I no longer rush to the bathroom in the morning before rounds with a gastrointestinal upset from anxiety about how to navigate certain staff and attendings. Now that I don’t have to constantly calculate how to contend with racism and homophobia every moment of every day, I have started to figure out who I want to be as a physician. Instead of having to discuss why not wearing a tie isn’t unprofessional, I spend my time discussing minority stress and identity with the children I have the privilege of working with. I write op-eds around mental health for minoritized populations and wrote a memoir to hopefully reach those who have been made to feel alone. Things are not perfect – for there still a bigoted country to contend with – but to have a mind that is healing has meant everything. 

And I often remind myself that it will take time to heal and that is OK. 

So many other things that have changed too, but to speak about those facets is enough for now. 
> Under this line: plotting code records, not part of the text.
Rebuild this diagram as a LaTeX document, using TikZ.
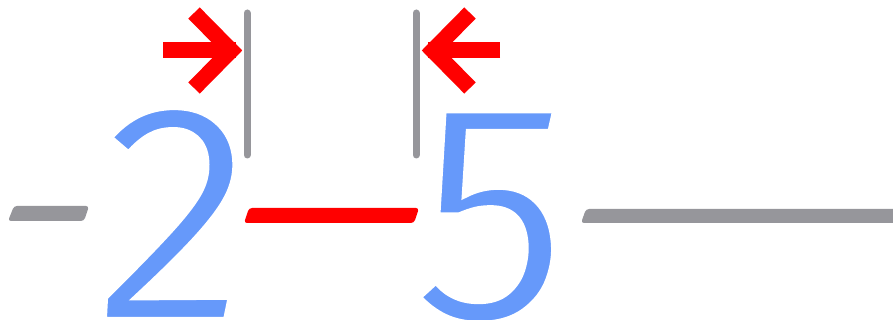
\documentclass[tikz,border=0pt]{standalone}
\usepackage{fontspec}
\newfontfamily\digitfont{Fira Sans}
\newcommand\thinglyph[1]{\special{pdf:literal direct 1 1 1 RG 7 w 2 Tr}#1\special{pdf:literal direct 0 Tr 1 w}}
\definecolor{dgray}{RGB}{150,150,155}
\definecolor{dblue}{RGB}{102,153,250}
\definecolor{dred}{RGB}{255,0,0}
\tikzset{
  digit/.style={inner sep=0pt, outer sep=0pt, text=dblue, transform shape, xslant=-0.08,
    font=\digitfont\itshape\fontsize{315}{315}\selectfont},
  guide/.style={draw=dgray, line width=7pt, line cap=round},
  redarrow/.style={draw=dred, line width=16pt, line cap=butt},
  dashshape/.style={rounded corners=3pt}
}
\begin{document}
\begin{tikzpicture}[x=1pt,y=-1pt]
\useasboundingbox (0,0) rectangle (893,320);
% digits
\node[digit, anchor=base west] (two) at (103,320.5) {\thinglyph{2}};
\node[digit, anchor=base west] (five) at (420,320.5) {\thinglyph{5}};
% dashes
\fill[dgray, dashshape] (14,206) -- (89,206) -- (84,221) -- (8,221) -- cycle;
\fill[dred, dashshape] (249,208) -- (419,208) -- (414,223) -- (244,223) -- cycle;
\fill[dgray, dashshape] (586,209) -- (900,209) -- (900,223) -- (581,223) -- cycle;
% guides
\coordinate (gl1) at (247,13);
\coordinate (gl2) at (247,155);
\coordinate (gr1) at (416,13);
\coordinate (gr2) at (416,155);
\draw[guide] (gl1) -- (gl2);
\draw[guide] (gr1) -- (gr2);
% arrows
\coordinate (ra0) at (163,50.5);
\coordinate (ra1) at (236,50.5);
\coordinate (rh1) at (194,13);
\coordinate (rh0) at (231,50.5);
\coordinate (rh2) at (194,88);
\draw[redarrow] (ra0) -- (ra1);
\draw[redarrow, miter limit=4] (rh1) -- (rh0) -- (rh2);
\coordinate (la0) at (500,50.5);
\coordinate (la1) at (428,50.5);
\coordinate (lh1) at (470,13);
\coordinate (lh0) at (433,50.5);
\coordinate (lh2) at (470,88);
\draw[redarrow] (la0) -- (la1);
\draw[redarrow, miter limit=4] (lh1) -- (lh0) -- (lh2);
\end{tikzpicture}
\end{document}
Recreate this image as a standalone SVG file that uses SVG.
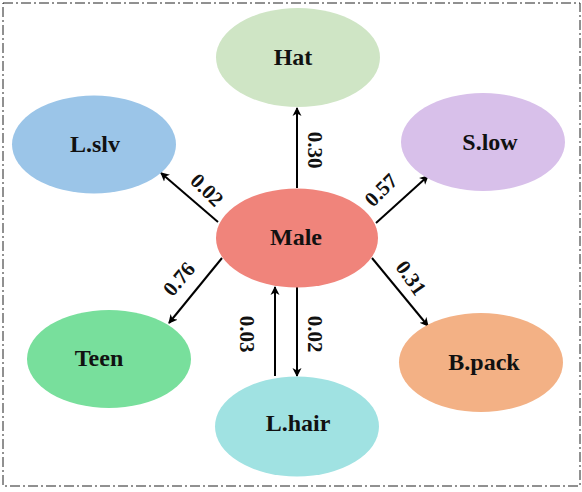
<svg xmlns="http://www.w3.org/2000/svg" width="582" height="492" viewBox="0 0 582 492">
<style>
.nl{font-family:"Liberation Serif","Times New Roman",serif;font-weight:bold;font-size:24px;fill:#111;text-anchor:middle}
.el{font-family:"Liberation Serif","Times New Roman",serif;font-weight:bold;font-size:21px;fill:#111;text-anchor:middle}
.cn{stroke:#000;stroke-width:2;fill:none;marker-end:url(#ah)}
</style>
<defs>
<marker id="ah" markerWidth="10" markerHeight="10" refX="8" refY="5" orient="auto" markerUnits="userSpaceOnUse">
<path d="M0,0.5 L9,5 L0,9.5 L2.5,5 Z" fill="#000"/>
</marker>
</defs>
<rect x="3" y="3" width="577" height="483" fill="none" stroke="#222" stroke-width="1" stroke-dasharray="10,3,2,3"/>
<g id="connectors">
<line class="cn" x1="297" y1="188" x2="297" y2="108"/>
<line class="cn" x1="218" y1="222" x2="161" y2="173"/>
<line class="cn" x1="376" y1="223" x2="428" y2="176"/>
<line class="cn" x1="222" y1="258" x2="169" y2="323"/>
<line class="cn" x1="372" y1="258" x2="428" y2="326"/>
<line class="cn" x1="275" y1="376" x2="275" y2="287"/>
<line class="cn" x1="297" y1="287" x2="297" y2="376"/>
<text class="el" transform="translate(315,150) rotate(90)" y="7">0.30</text>
<text class="el" transform="translate(207,190) rotate(45)" y="7">0.02</text>
<text class="el" transform="translate(381,190) rotate(-45)" y="7">0.57</text>
<text class="el" transform="translate(179,279) rotate(-50)" y="7">0.76</text>
<text class="el" transform="translate(411,278) rotate(55)" y="7">0.31</text>
<text class="el" transform="translate(247,334) rotate(90)" y="7">0.03</text>
<text class="el" transform="translate(315,334) rotate(90)" y="7">0.02</text>
</g>
<g id="hat"><ellipse cx="298" cy="57.5" rx="82" ry="49.5" fill="#cfe5c5"/><text class="nl" x="293" y="65">Hat</text></g>
<g id="lslv"><ellipse cx="94" cy="144.5" rx="82" ry="49" fill="#9bc5e8"/><text class="nl" x="95" y="152">L.slv</text></g>
<g id="slow"><ellipse cx="483" cy="142" rx="82" ry="49" fill="#d8c0ea"/><text class="nl" x="490" y="150">S.low</text></g>
<g id="male"><ellipse cx="297" cy="238" rx="81" ry="49.5" fill="#f0847b"/><text class="nl" x="296" y="245">Male</text></g>
<g id="teen"><ellipse cx="109" cy="359" rx="82" ry="49" fill="#78df9c"/><text class="nl" x="99" y="366">Teen</text></g>
<g id="bpack"><ellipse cx="481" cy="362.5" rx="82" ry="49.5" fill="#f3b185"/><text class="nl" x="484" y="370">B.pack</text></g>
<g id="lhair"><ellipse cx="297" cy="426.5" rx="82" ry="50" fill="#a0e2e2"/><text class="nl" x="298" y="431">L.hair</text></g>
</svg>
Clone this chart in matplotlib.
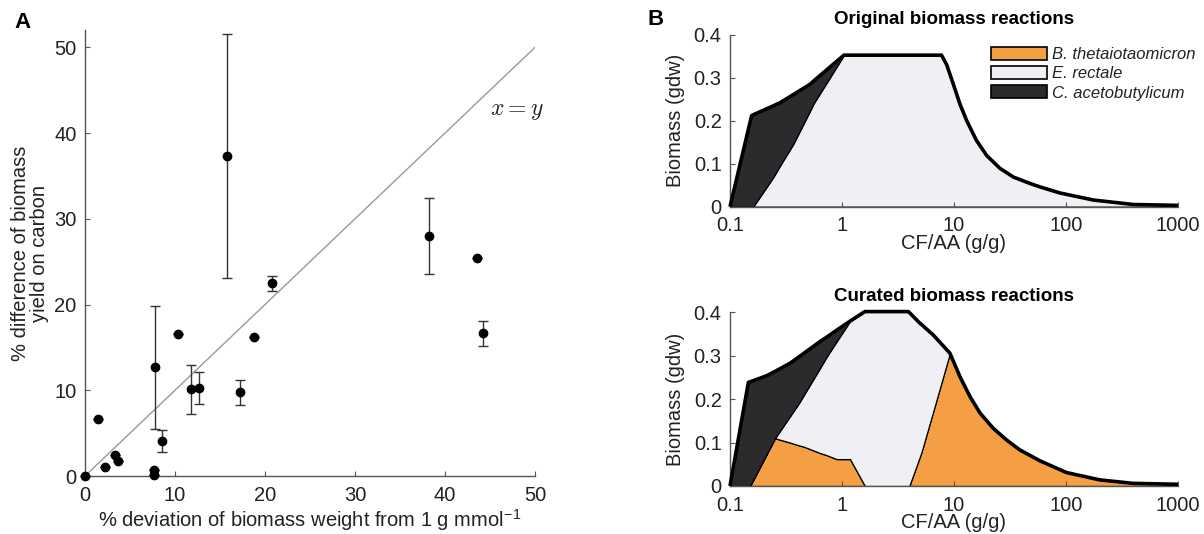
import numpy as np
import matplotlib
matplotlib.use("Agg")
import matplotlib.pyplot as plt
from matplotlib.patches import Patch

plt.rcParams['font.family'] = ['Liberation Sans', 'DejaVu Sans']
plt.rcParams['mathtext.fontset'] = 'cm'

# ---- panel A: biomass weight deviation vs yield difference ----
dev_weight = [0.0, 1.43, 2.18, 3.37, 3.65, 7.7, 7.7, 7.77, 8.52, 10.3, 11.74,
              12.69, 15.74, 17.25, 18.76, 20.82, 38.26, 43.58, 44.2]
diff_yield = [0.0, 6.7, 1.08, 2.4, 1.8, 0.1, 0.65, 12.67, 4.06, 16.6, 10.1,
              10.24, 37.3, 9.76, 16.2, 22.47, 28.0, 25.4, 16.65]
yield_err = [0.0, 0.0, 0.0, 0.0, 0.0, 0.0, 0.0, 7.2, 1.25, 0.0, 2.9,
             1.85, 14.2, 1.45, 0.0, 0.85, 4.45, 0.0, 1.45]

# ---- panel B: community biomass vs CF/AA ratio ----
species = ["B. thetaiotaomicron", "E. rectale", "C. acetobutylicum"]
species_colors = ["#f59f45", "#eef0f3", "#2b2b2e"]

orig_cfaa = [0.1, 0.156, 0.161, 0.244, 0.279, 0.367, 0.518, 0.554, 1.04, 7.74,
             8.6, 9.87, 11.3, 13, 15.9, 19.6, 25.8, 33.9, 47.7, 58.6, 88, 175,
             400, 1000]
orig_theta = [0] * 24
orig_rectale = [0, 0, 0, 0.069, 0.095, 0.146, 0.223, 0.239, 0.353, 0.353,
                0.331, 0.285, 0.239, 0.200, 0.154, 0.119, 0.089, 0.069, 0.054,
                0.046, 0.032, 0.0155, 0.005, 0.003]
orig_aceto = [0, 0.212, 0.214, 0.166, 0.147, 0.115, 0.062, 0.053, 0, 0,
              0, 0, 0, 0, 0, 0, 0, 0, 0, 0, 0, 0, 0, 0]

cur_cfaa = [0.1, 0.146, 0.151, 0.212, 0.252, 0.344, 0.42, 0.452, 0.637, 0.73,
            0.895, 1.18, 1.6, 3.91, 3.99, 4.97, 5.14, 6.53, 9.2, 11.3, 13.9,
            17.1, 22.4, 29.5, 38.8, 58.6, 101, 201, 400, 1000]
cur_theta = [0, 0, 0, 0.073, 0.110, 0.100, 0.093, 0.091, 0.076, 0.071,
             0.062, 0.062, 0, 0, 0, 0.068, 0.079, 0.172, 0.306, 0.252, 0.206,
             0.168, 0.133, 0.106, 0.083, 0.058, 0.031, 0.014, 0.006, 0.004]
cur_rectale = [0, 0, 0, 0, 0, 0.061, 0.101, 0.117, 0.196, 0.227,
               0.271, 0.318, 0.402, 0.402, 0.400, 0.307, 0.293, 0.176, 0, 0, 0,
               0, 0, 0, 0, 0, 0, 0, 0, 0]
cur_aceto = [0, 0.239, 0.240, 0.181, 0.154, 0.122, 0.105, 0.097, 0.061, 0.045,
             0.026, 0, 0, 0, 0, 0, 0, 0, 0, 0, 0,
             0, 0, 0, 0, 0, 0, 0, 0, 0]

fig = plt.figure(figsize=(12.04, 5.34), dpi=100)

axis_col = "#555555"
text_col = "#222222"
fs = 14.5


def style_axes(ax):
    for s in ["top", "right"]:
        ax.spines[s].set_visible(False)
    for s in ["left", "bottom"]:
        ax.spines[s].set_color(axis_col)
        ax.spines[s].set_linewidth(1.0)
    ax.tick_params(direction="in", length=3.5, width=0.8, color=axis_col,
                   labelsize=fs, labelcolor=text_col)
    ax.tick_params(axis="x", pad=7)
    ax.tick_params(axis="y", pad=6)


# panel A
axA = fig.add_axes([0.0706, 0.1086, 0.3738, 0.835])
style_axes(axA)
axA.plot([0, 50], [0, 50], color="#999999", lw=1.0)
axA.errorbar(dev_weight, diff_yield, yerr=yield_err, fmt="o", color="black",
             ecolor="#333333", elinewidth=1.0, capsize=3.5, capthick=1.0,
             markersize=6, clip_on=False, zorder=3)
axA.text(51, 42.6, r"$x = y$", fontsize=17, ha="right", va="center",
         color=text_col)
axA.set_xlim(0, 50)
axA.set_ylim(0, 52)
axA.set_xticks([0, 10, 20, 30, 40, 50])
axA.set_yticks([0, 10, 20, 30, 40, 50])
axA.set_xlabel(r"% deviation of biomass weight from 1 g mmol$^{\mathregular{-1}}$",
               fontsize=fs, color=text_col, labelpad=2)
axA.set_ylabel("% difference of biomass\nyield on carbon", fontsize=fs,
               color=text_col, labelpad=4, linespacing=0.95)
fig.text(0.012, 0.958, "A", fontsize=16, fontweight="bold", va="center")


def biomass_panel(rect, x, theta, rectale, aceto, title):
    ax = fig.add_axes(rect)
    style_axes(ax)
    ax.set_xscale("log")
    ax.stackplot(x, theta, rectale, aceto, colors=species_colors,
                 edgecolor="black", linewidth=0.9)
    total = np.array(theta) + np.array(rectale) + np.array(aceto)
    ax.plot(x, total, color="black", lw=2.6, solid_joinstyle="round",
            solid_capstyle="butt", clip_on=False, zorder=4)
    ax.set_xlim(0.1, 1000)
    ax.set_ylim(0, 0.4)
    ax.set_xticks([0.1, 1, 10, 100, 1000])
    ax.set_xticklabels(["0.1", "1", "10", "100", "1000"])
    ax.minorticks_off()
    ax.set_yticks([0, 0.1, 0.2, 0.3, 0.4])
    ax.set_yticklabels(["0", "0.1", "0.2", "0.3", "0.4"])
    ax.set_xlabel("CF/AA (g/g)", fontsize=fs, color=text_col, labelpad=-1)
    ax.set_ylabel("Biomass (gdw)", fontsize=fs, color=text_col, labelpad=6)
    ax.set_title(title, fontsize=13.5, fontweight="bold", pad=8)
    return ax


axB1 = biomass_panel([0.6063, 0.613, 0.3721, 0.3215], orig_cfaa, orig_theta,
                     orig_rectale, orig_aceto, "Original biomass reactions")
axB2 = biomass_panel([0.6063, 0.0899, 0.3721, 0.325], cur_cfaa, cur_theta,
                     cur_rectale, cur_aceto, "Curated biomass reactions")

handles = [Patch(facecolor=c, edgecolor="black", linewidth=1.2)
           for c in species_colors]
leg = axB1.legend(handles, species, loc="upper left",
                  bbox_to_anchor=(0.582, 0.93), frameon=False,
                  prop={"style": "italic", "size": 12},
                  handlelength=3.4, handleheight=0.85, handletextpad=0.3,
                  labelspacing=0.22, borderpad=0, borderaxespad=0)
for t in leg.get_texts():
    t.set_color(text_col)
fig.text(0.538, 0.964, "B", fontsize=16, fontweight="bold", va="center")

plt.savefig("out.png", dpi=100)
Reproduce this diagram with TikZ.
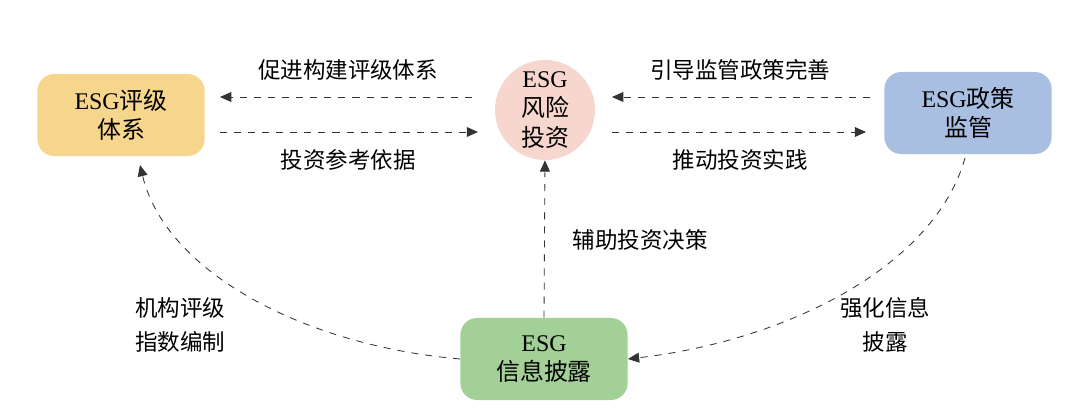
\documentclass[tikz,border=0pt]{standalone}
\usepackage{fontspec}
\setmainfont{Liberation Serif}
\newfontfamily\cjk{Noto Sans CJK SC}
\usetikzlibrary{arrows.meta}
\definecolor{cy}{HTML}{F6D68C}
\definecolor{cp}{HTML}{F7D6CE}
\definecolor{cb}{HTML}{A9BFE2}
\definecolor{cg}{HTML}{A2D096}
\tikzset{
 box/.style={rounded corners=12pt,minimum width=4.18cm,minimum height=2.05cm,align=center,font=\fontsize{17}{21}\selectfont},
 lab/.style={align=center,font=\cjk\fontsize{16}{24}\selectfont},
 arr/.style={dashed,dash pattern=on 5pt off 5pt,line width=0.6pt,draw=black!80,-{Triangle[length=8pt,width=7pt]}}
}
\begin{document}
\begin{tikzpicture}[x=0.025cm,y=-0.025cm]
\useasboundingbox (0,0) rectangle (1080,420);
\node[box,fill=cy] (r) at (121,115) {ESG{\cjk 评级}\\{\cjk 体系}};
\node[circle,fill=cp,minimum size=2.5cm,align=center,font=\fontsize{17}{21}\selectfont,inner sep=0pt] (c) at (545,110) {ESG\\{\cjk 风险}\\{\cjk 投资}};
\node[box,fill=cb] (p) at (968,113) {ESG{\cjk 政策}\\{\cjk 监管}};
\node[box,fill=cg] (g) at (544,359) {ESG\\{\cjk 信息披露}};
\coordinate (a1) at (472,97); \coordinate (a2) at (220,97);
\coordinate (b1) at (220,132); \coordinate (b2) at (478,132);
\coordinate (c1) at (870,97); \coordinate (c2) at (612,97);
\coordinate (d1) at (612,132); \coordinate (d2) at (866,132);
\draw[arr] (a1) -- (a2);
\draw[arr] (b1) -- (b2);
\draw[arr] (c1) -- (c2);
\draw[arr] (d1) -- (d2);
\draw[arr] (g.north) -- (c.south);
\draw[arr] (g.west) .. controls (300,345) and (165,270) .. (140,165);
\draw[arr] (965,158) .. controls (935,265) and (790,340) .. (g.east);
\node[lab] (l1) at (348,70) {促进构建评级体系};
\node[lab] (l2) at (348,160) {投资参考依据};
\node[lab] (l3) at (740,70) {引导监管政策完善};
\node[lab] (l4) at (740,160) {推动投资实践};
\node[lab] (l5) at (640,240) {辅助投资决策};
\node[lab] (l6) at (180,325) {机构评级\\指数编制};
\node[lab] (l7) at (885,325) {强化信息\\披露};
\end{tikzpicture}
\end{document}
I’m still me. I’m still the same guy who, once upon a time in college, promised my friends I would forever work to help leave the world a better place. I’m still the same person who will eternally advocate for my friends, family, patients, colleagues, and our world’s best self. I’m still the same guy who was nicknamed a unicorn-phoenix by his friends, who constantly tries to see the best in others. I’m still the same person whose main goal is to hold and foster the dreams others hold inside. 

With the depression fading because I’m finally in a safer environment, I’m just able to be that person more fully now. 

On my walk, those thoughts, that knowledge, spirals through my mind. That brief discussion with myself reinforces what I know to be fact. And with my heart filled with magic and dreams, I continue skipping down the street, the music in my ears matching the symphony of the night.